THE REQUEST –
Can you output the material exactly as written, minus any pictures it holds?

AVAILABLE DATA –
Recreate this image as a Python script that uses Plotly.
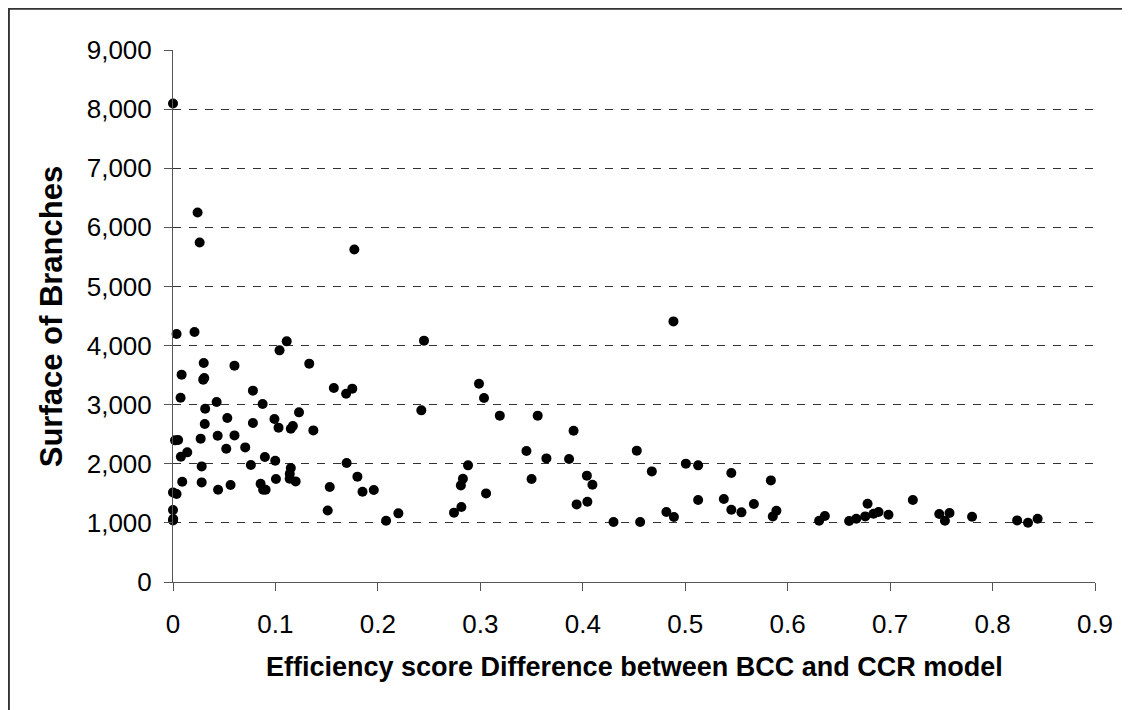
import plotly.graph_objects as go

# efficiency score difference (BCC - CCR) vs branch surface
eff_diff = [
    0.000, 0.024, 0.026, 0.177, 0.0035, 0.021, 0.111, 0.104, 0.030, 0.060,
    0.133, 0.0084, 0.0295, 0.0305, 0.078, 0.157, 0.169, 0.175, 0.0074, 0.0426,
    0.0875, 0.0314, 0.123, 0.053, 0.099, 0.078, 0.031, 0.103, 0.115, 0.117,
    0.137, 0.002, 0.005, 0.027, 0.0436, 0.060, 0.052, 0.0705, 0.0077, 0.0139,
    0.0897, 0.0998, 0.028, 0.076, 0.115, 0.114, 0.1139, 0.1197, 0.1695, 0.180,
    0.009, 0.028, 0.1005, 0.0855, 0.088, 0.0904, 0.0562, 0.044, 0.000, 0.0035,
    0.153, 0.185, 0.000, 0.151, 0.000, 0.0002, 0.245, 0.2424, 0.2987, 0.3036,
    0.319, 0.356, 0.391, 0.345, 0.3645, 0.3866, 0.288, 0.283, 0.281, 0.196,
    0.3056, 0.350, 0.404, 0.4094, 0.394, 0.4045, 0.2815, 0.2743, 0.220, 0.208,
    0.4527, 0.5006, 0.5126, 0.4674, 0.545, 0.5836, 0.430, 0.456, 0.4816, 0.489,
    0.5126, 0.5377, 0.545, 0.5549, 0.567, 0.5855, 0.589, 0.6307, 0.6363, 0.660,
    0.667, 0.6757, 0.678, 0.6838, 0.6887, 0.6984, 0.7222, 0.748, 0.7535, 0.758,
    0.780, 0.824, 0.8346, 0.844, 0.4885,
]
surface = [
    8096, 6250, 5742, 5624, 4196, 4230, 4071, 3919, 3705, 3660,
    3694, 3508, 3423, 3452, 3237, 3282, 3186, 3271, 3118, 3046,
    3012, 2932, 2870, 2775, 2758, 2690, 2673, 2611, 2594, 2640,
    2565, 2396, 2403, 2425, 2475, 2480, 2255, 2277, 2120, 2193,
    2115, 2052, 1956, 1980, 1929, 1832, 1748, 1702, 2013, 1782,
    1697, 1685, 1743, 1663, 1562, 1562, 1641, 1562, 1516, 1489,
    1607, 1528, 1218, 1211, 1042, 1066, 4083, 2904, 3355, 3113,
    2814, 2814, 2560, 2216, 2091, 2081, 1973, 1748, 1634, 1557,
    1499, 1743, 1799, 1646, 1313, 1359, 1269, 1173, 1161, 1037,
    2222, 2002, 1973, 1871, 1844, 1719, 1015, 1015, 1184, 1100,
    1387, 1404, 1223, 1178, 1320, 1110, 1206, 1037, 1117, 1032,
    1071, 1110, 1325, 1156, 1184, 1139, 1387, 1150, 1037, 1167,
    1105, 1042, 1003, 1071, 4409,
]

x_title = "Efficiency score Difference between BCC and CCR model"
y_title = "Surface of Branches"
font_family = "Liberation Sans, Arial, sans-serif"

fig = go.Figure()
fig.add_trace(go.Scatter(
    x=eff_diff, y=surface, mode="markers", cliponaxis=False,
    marker=dict(color="black", size=10, line=dict(width=0)),
    showlegend=False,
))

# page body adds 8px, margins are compensated for it
fig.update_layout(
    width=1130, height=710,
    margin=dict(l=165, r=43, t=42, b=136),
    paper_bgcolor="white", plot_bgcolor="white",
    font=dict(family=font_family, color="black", size=26),
)
fig.update_xaxes(
    range=[0, 0.9], dtick=0.1, tick0=0,
    showgrid=False, zeroline=False,
    showline=True, linecolor="#555", linewidth=1,
    ticks="outside", ticklen=8, tickcolor="#555",
    ticklabelstandoff=11,
    tickfont=dict(size=26),
)
fig.update_yaxes(
    range=[0, 9000], dtick=1000, tick0=0, tickformat=",d",
    showgrid=True, gridcolor="#333", gridwidth=1, griddash="8px,8px",
    zeroline=False,
    showline=True, linecolor="#555", linewidth=1,
    ticks="outside", ticklen=8, tickcolor="#555",
    ticklabelstandoff=7,
    tickfont=dict(size=26),
)

# axis titles placed as annotations
fig.add_annotation(
    text=x_title, xref="paper", yref="paper", x=0.5, y=-0.159,
    xanchor="center", yanchor="middle", showarrow=False,
    font=dict(size=27, family=font_family, color="black", weight="bold"),
)
fig.add_annotation(
    text=y_title, xref="paper", yref="paper", x=-0.132, y=0.5,
    xanchor="center", yanchor="middle", showarrow=False, textangle=-90,
    font=dict(size=31, family=font_family, color="black", weight="bold"),
)

# outer chart frame
fig.add_shape(
    type="rect", xref="paper", yref="paper",
    x0=-0.178, x1=1.1, y0=-0.4, y1=1.0776,
    line=dict(color="#333", width=2), layer="below",
)

fig.write_html("out.html")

RESPONSE BELOW –
Recreate this image as a Python script that uses Plotly.
import plotly.graph_objects as go

# efficiency score difference (BCC - CCR) vs branch surface
eff_diff = [
    0.000, 0.024, 0.026, 0.177, 0.0035, 0.021, 0.111, 0.104, 0.030, 0.060,
    0.133, 0.0084, 0.0295, 0.0305, 0.078, 0.157, 0.169, 0.175, 0.0074, 0.0426,
    0.0875, 0.0314, 0.123, 0.053, 0.099, 0.078, 0.031, 0.103, 0.115, 0.117,
    0.137, 0.002, 0.005, 0.027, 0.0436, 0.060, 0.052, 0.0705, 0.0077, 0.0139,
    0.0897, 0.0998, 0.028, 0.076, 0.115, 0.114, 0.1139, 0.1197, 0.1695, 0.180,
    0.009, 0.028, 0.1005, 0.0855, 0.088, 0.0904, 0.0562, 0.044, 0.000, 0.0035,
    0.153, 0.185, 0.000, 0.151, 0.000, 0.0002, 0.245, 0.2424, 0.2987, 0.3036,
    0.319, 0.356, 0.391, 0.345, 0.3645, 0.3866, 0.288, 0.283, 0.281, 0.196,
    0.3056, 0.350, 0.404, 0.4094, 0.394, 0.4045, 0.2815, 0.2743, 0.220, 0.208,
    0.4527, 0.5006, 0.5126, 0.4674, 0.545, 0.5836, 0.430, 0.456, 0.4816, 0.489,
    0.5126, 0.5377, 0.545, 0.5549, 0.567, 0.5855, 0.589, 0.6307, 0.6363, 0.660,
    0.667, 0.6757, 0.678, 0.6838, 0.6887, 0.6984, 0.7222, 0.748, 0.7535, 0.758,
    0.780, 0.824, 0.8346, 0.844, 0.4885,
]
surface = [
    8096, 6250, 5742, 5624, 4196, 4230, 4071, 3919, 3705, 3660,
    3694, 3508, 3423, 3452, 3237, 3282, 3186, 3271, 3118, 3046,
    3012, 2932, 2870, 2775, 2758, 2690, 2673, 2611, 2594, 2640,
    2565, 2396, 2403, 2425, 2475, 2480, 2255, 2277, 2120, 2193,
    2115, 2052, 1956, 1980, 1929, 1832, 1748, 1702, 2013, 1782,
    1697, 1685, 1743, 1663, 1562, 1562, 1641, 1562, 1516, 1489,
    1607, 1528, 1218, 1211, 1042, 1066, 4083, 2904, 3355, 3113,
    2814, 2814, 2560, 2216, 2091, 2081, 1973, 1748, 1634, 1557,
    1499, 1743, 1799, 1646, 1313, 1359, 1269, 1173, 1161, 1037,
    2222, 2002, 1973, 1871, 1844, 1719, 1015, 1015, 1184, 1100,
    1387, 1404, 1223, 1178, 1320, 1110, 1206, 1037, 1117, 1032,
    1071, 1110, 1325, 1156, 1184, 1139, 1387, 1150, 1037, 1167,
    1105, 1042, 1003, 1071, 4409,
]

x_title = "Efficiency score Difference between BCC and CCR model"
y_title = "Surface of Branches"
font_family = "Liberation Sans, Arial, sans-serif"

fig = go.Figure()
fig.add_trace(go.Scatter(
    x=eff_diff, y=surface, mode="markers", cliponaxis=False,
    marker=dict(color="black", size=10, line=dict(width=0)),
    showlegend=False,
))

# page body adds 8px, margins are compensated for it
fig.update_layout(
    width=1130, height=710,
    margin=dict(l=165, r=43, t=42, b=136),
    paper_bgcolor="white", plot_bgcolor="white",
    font=dict(family=font_family, color="black", size=26),
)
fig.update_xaxes(
    range=[0, 0.9], dtick=0.1, tick0=0,
    showgrid=False, zeroline=False,
    showline=True, linecolor="#555", linewidth=1,
    ticks="outside", ticklen=8, tickcolor="#555",
    ticklabelstandoff=11,
    tickfont=dict(size=26),
)
fig.update_yaxes(
    range=[0, 9000], dtick=1000, tick0=0, tickformat=",d",
    showgrid=True, gridcolor="#333", gridwidth=1, griddash="8px,8px",
    zeroline=False,
    showline=True, linecolor="#555", linewidth=1,
    ticks="outside", ticklen=8, tickcolor="#555",
    ticklabelstandoff=7,
    tickfont=dict(size=26),
)

# axis titles placed as annotations
fig.add_annotation(
    text=x_title, xref="paper", yref="paper", x=0.5, y=-0.159,
    xanchor="center", yanchor="middle", showarrow=False,
    font=dict(size=27, family=font_family, color="black", weight="bold"),
)
fig.add_annotation(
    text=y_title, xref="paper", yref="paper", x=-0.132, y=0.5,
    xanchor="center", yanchor="middle", showarrow=False, textangle=-90,
    font=dict(size=31, family=font_family, color="black", weight="bold"),
)

# outer chart frame
fig.add_shape(
    type="rect", xref="paper", yref="paper",
    x0=-0.178, x1=1.1, y0=-0.4, y1=1.0776,
    line=dict(color="#333", width=2), layer="below",
)

fig.write_html("out.html")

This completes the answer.